Nesses países, o cultivo de coca se concentra em áreas remotas, onde há pouca presença do Estado. Em Honduras, por exemplo, a produção de cocaína tem avançado sobre os departamentos de Colón e Olancho, dois territórios afastados dos centros urbanos e que serviam tradicionalmente de rota para o tráfico. A análise do OCCRP mostra que, na Guatemala, das 217 plantações de coca encontradas entre 2018 e o final do ano passado, 215 ficavam na porção nordeste do país, uma região com baixa densidade demográfica. Esses novos polos de produção, embora cresçam rapidamente, ainda não são páreo para os países andinos. A ONU calcula que, só no ano passado, foram plantados 230 mil hectares de coca na Colômbia. De 2018 até o final de 2022, as autoridades guatemaltecas haviam destruído somente 110 hectares de plantações. As mexicanas, em torno de 39. Mas a produção está em constante expansão.
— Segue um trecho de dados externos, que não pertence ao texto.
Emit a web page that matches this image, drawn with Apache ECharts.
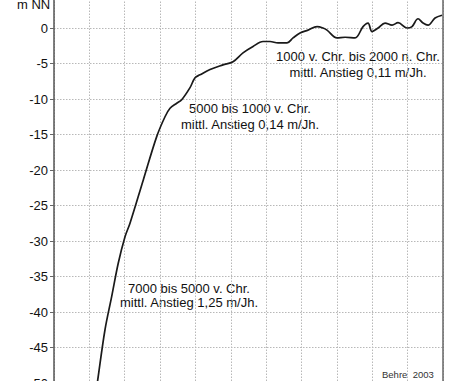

Os produtores vêm testando novos territórios para a lavoura de coca. Plantações surgiram recentemente em lugares como as selvas do Panamá e o montanhoso estado mexicano de Chiapas, mas logo desapareceram – possivelmente porque a operação não compensou o investimento. Neste ano, foi encontrada coca pela primeira vez em áreas remotas do estado mexicano de Michoacán. “Eles estão à procura de locais onde essa cultura possa se desenvolver melhor”, afirma Ludwig Reynoso, secretário-geral do governo do estado de Guerrero, explicando que a produção local “ainda não alcançou….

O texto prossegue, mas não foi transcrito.